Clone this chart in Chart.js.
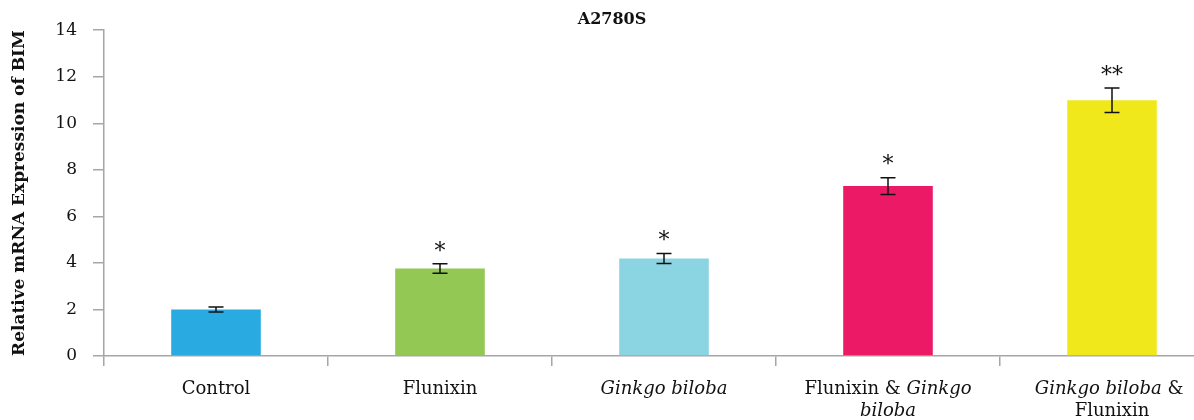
<!DOCTYPE html>
<html>
<head>
<meta charset="utf-8">
<script src="https://cdn.jsdelivr.net/npm/chart.js"></script>
<style>
  body { margin: 0; overflow: hidden; background: #fff; }
  #wrap { width: 1224px; height: 420px; position: relative; }
</style>
</head>
<body>
<div id="wrap"><canvas id="myChart"></canvas></div>
<script>
const categories = ["Control", "Flunixin", "Ginkgo biloba", "Flunixin & Ginkgo biloba", "Ginkgo biloba & Flunixin"];
const values = [2.0, 3.76, 4.19, 7.30, 10.99];
const errors = [0.11, 0.2, 0.21, 0.36, 0.53];
const marks = ["", "*", "*", "*", "**"];
const barColors = ["#29abe2", "#92c853", "#8bd4e2", "#ec1a66", "#f1e81c"];
const yMin = 0, yMax = 14, yStep = 2;

// label lines, each line is a list of [text, italic]
const labelLines = [
  [[["Control", false]]],
  [[["Flunixin", false]]],
  [[["Ginkgo biloba", true]]],
  [[["Flunixin & ", false], ["Ginkgo", true]], [["biloba", true]]],
  [[["Ginkgo biloba", true], [" & ", false]], [["Flunixin", false]]]
];

const serif = "'DejaVu Serif', serif";

const errorBars = {
  id: "errorBars",
  afterDatasetsDraw(chart) {
    const ctx = chart.ctx;
    const x = chart.scales.x, y = chart.scales.y;
    ctx.save();
    ctx.strokeStyle = "#111";
    ctx.lineWidth = 1.5;
    values.forEach((v, i) => {
      const cx = x.getPixelForValue(i);
      const top = y.getPixelForValue(v + errors[i]);
      const bot = y.getPixelForValue(v - errors[i]);
      ctx.beginPath();
      ctx.moveTo(cx, top); ctx.lineTo(cx, bot);
      ctx.moveTo(cx - 7.5, top); ctx.lineTo(cx + 7.5, top);
      ctx.moveTo(cx - 7.5, bot); ctx.lineTo(cx + 7.5, bot);
      ctx.stroke();
      if (marks[i]) {
        ctx.fillStyle = "#111";
        ctx.font = "22px " + serif;
        ctx.textAlign = "center";
        ctx.textBaseline = "middle";
        ctx.fillText(marks[i], cx, top - 12);
      }
    });
    ctx.restore();
  }
};

const catLabels = {
  id: "catLabels",
  afterDraw(chart) {
    const ctx = chart.ctx;
    const x = chart.scales.x;
    const base = chart.chartArea.bottom + 33;
    ctx.save();
    ctx.fillStyle = "#111";
    ctx.textBaseline = "middle";
    ctx.textAlign = "left";
    labelLines.forEach((lines, i) => {
      const cx = x.getPixelForValue(i);
      lines.forEach((segs, li) => {
        let w = 0;
        segs.forEach(s => {
          ctx.font = (s[1] ? "italic " : "") + "18px " + serif;
          w += ctx.measureText(s[0]).width;
        });
        let px = cx - w / 2;
        segs.forEach(s => {
          ctx.font = (s[1] ? "italic " : "") + "18px " + serif;
          ctx.fillText(s[0], px, base + li * 22);
          px += ctx.measureText(s[0]).width;
        });
      });
    });
    ctx.restore();
  }
};

new Chart("myChart", {
  type: "bar",
  data: {
    labels: categories,
    datasets: [{
      data: values,
      backgroundColor: barColors,
      categoryPercentage: 1.0,
      barPercentage: 0.4
    }]
  },
  options: {
    responsive: true,
    maintainAspectRatio: false,
    animation: false,
    layout: { padding: { left: 0, right: 0, top: 0, bottom: 0 } },
    plugins: {
      legend: { display: false },
      tooltip: { enabled: false },
      title: {
        display: true,
        text: "A2780S",
        color: "#111",
        font: { family: serif, size: 16, weight: "bold" },
        padding: { top: 10, bottom: 1 }
      }
    },
    scales: {
      x: {
        grid: { offset: true, drawOnChartArea: false, tickLength: 10, color: "#a6a6a6", lineWidth: 1.5 },
        border: { color: "#a6a6a6", width: 1.5 },
        ticks: { display: false },
        afterFit(s) { s.height = 64; }
      },
      y: {
        min: yMin,
        max: yMax,
        ticks: { stepSize: yStep, color: "#111", font: { family: serif, size: 17 }, padding: 16 },
        grid: { drawOnChartArea: false, tickLength: 11, color: "#a6a6a6", lineWidth: 1.5 },
        border: { color: "#a6a6a6", width: 1.5 },
        title: {
          display: true,
          text: "Relative mRNA Expression of BIM",
          color: "#111",
          font: { family: serif, size: 17, weight: "bold" },
          padding: { top: 9, bottom: 0 }
        },
        afterFit(s) { s.width = 104; }
      }
    }
  },
  plugins: [errorBars, catLabels]
});
</script>
</body>
</html>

————

**OBJECTIVE:** Restate the entire listing word for word, excluding pictures.

**OUTPUT OF THE TASK:**
Clone this chart in Chart.js.
<!DOCTYPE html>
<html>
<head>
<meta charset="utf-8">
<script src="https://cdn.jsdelivr.net/npm/chart.js"></script>
<style>
  body { margin: 0; overflow: hidden; background: #fff; }
  #wrap { width: 1224px; height: 420px; position: relative; }
</style>
</head>
<body>
<div id="wrap"><canvas id="myChart"></canvas></div>
<script>
const categories = ["Control", "Flunixin", "Ginkgo biloba", "Flunixin & Ginkgo biloba", "Ginkgo biloba & Flunixin"];
const values = [2.0, 3.76, 4.19, 7.30, 10.99];
const errors = [0.11, 0.2, 0.21, 0.36, 0.53];
const marks = ["", "*", "*", "*", "**"];
const barColors = ["#29abe2", "#92c853", "#8bd4e2", "#ec1a66", "#f1e81c"];
const yMin = 0, yMax = 14, yStep = 2;

// label lines, each line is a list of [text, italic]
const labelLines = [
  [[["Control", false]]],
  [[["Flunixin", false]]],
  [[["Ginkgo biloba", true]]],
  [[["Flunixin & ", false], ["Ginkgo", true]], [["biloba", true]]],
  [[["Ginkgo biloba", true], [" & ", false]], [["Flunixin", false]]]
];

const serif = "'DejaVu Serif', serif";

const errorBars = {
  id: "errorBars",
  afterDatasetsDraw(chart) {
    const ctx = chart.ctx;
    const x = chart.scales.x, y = chart.scales.y;
    ctx.save();
    ctx.strokeStyle = "#111";
    ctx.lineWidth = 1.5;
    values.forEach((v, i) => {
      const cx = x.getPixelForValue(i);
      const top = y.getPixelForValue(v + errors[i]);
      const bot = y.getPixelForValue(v - errors[i]);
      ctx.beginPath();
      ctx.moveTo(cx, top); ctx.lineTo(cx, bot);
      ctx.moveTo(cx - 7.5, top); ctx.lineTo(cx + 7.5, top);
      ctx.moveTo(cx - 7.5, bot); ctx.lineTo(cx + 7.5, bot);
      ctx.stroke();
      if (marks[i]) {
        ctx.fillStyle = "#111";
        ctx.font = "22px " + serif;
        ctx.textAlign = "center";
        ctx.textBaseline = "middle";
        ctx.fillText(marks[i], cx, top - 12);
      }
    });
    ctx.restore();
  }
};

const catLabels = {
  id: "catLabels",
  afterDraw(chart) {
    const ctx = chart.ctx;
    const x = chart.scales.x;
    const base = chart.chartArea.bottom + 33;
    ctx.save();
    ctx.fillStyle = "#111";
    ctx.textBaseline = "middle";
    ctx.textAlign = "left";
    labelLines.forEach((lines, i) => {
      const cx = x.getPixelForValue(i);
      lines.forEach((segs, li) => {
        let w = 0;
        segs.forEach(s => {
          ctx.font = (s[1] ? "italic " : "") + "18px " + serif;
          w += ctx.measureText(s[0]).width;
        });
        let px = cx - w / 2;
        segs.forEach(s => {
          ctx.font = (s[1] ? "italic " : "") + "18px " + serif;
          ctx.fillText(s[0], px, base + li * 22);
          px += ctx.measureText(s[0]).width;
        });
      });
    });
    ctx.restore();
  }
};

new Chart("myChart", {
  type: "bar",
  data: {
    labels: categories,
    datasets: [{
      data: values,
      backgroundColor: barColors,
      categoryPercentage: 1.0,
      barPercentage: 0.4
    }]
  },
  options: {
    responsive: true,
    maintainAspectRatio: false,
    animation: false,
    layout: { padding: { left: 0, right: 0, top: 0, bottom: 0 } },
    plugins: {
      legend: { display: false },
      tooltip: { enabled: false },
      title: {
        display: true,
        text: "A2780S",
        color: "#111",
        font: { family: serif, size: 16, weight: "bold" },
        padding: { top: 10, bottom: 1 }
      }
    },
    scales: {
      x: {
        grid: { offset: true, drawOnChartArea: false, tickLength: 10, color: "#a6a6a6", lineWidth: 1.5 },
        border: { color: "#a6a6a6", width: 1.5 },
        ticks: { display: false },
        afterFit(s) { s.height = 64; }
      },
      y: {
        min: yMin,
        max: yMax,
        ticks: { stepSize: yStep, color: "#111", font: { family: serif, size: 17 }, padding: 16 },
        grid: { drawOnChartArea: false, tickLength: 11, color: "#a6a6a6", lineWidth: 1.5 },
        border: { color: "#a6a6a6", width: 1.5 },
        title: {
          display: true,
          text: "Relative mRNA Expression of BIM",
          color: "#111",
          font: { family: serif, size: 17, weight: "bold" },
          padding: { top: 9, bottom: 0 }
        },
        afterFit(s) { s.width = 104; }
      }
    }
  },
  plugins: [errorBars, catLabels]
});
</script>
</body>
</html>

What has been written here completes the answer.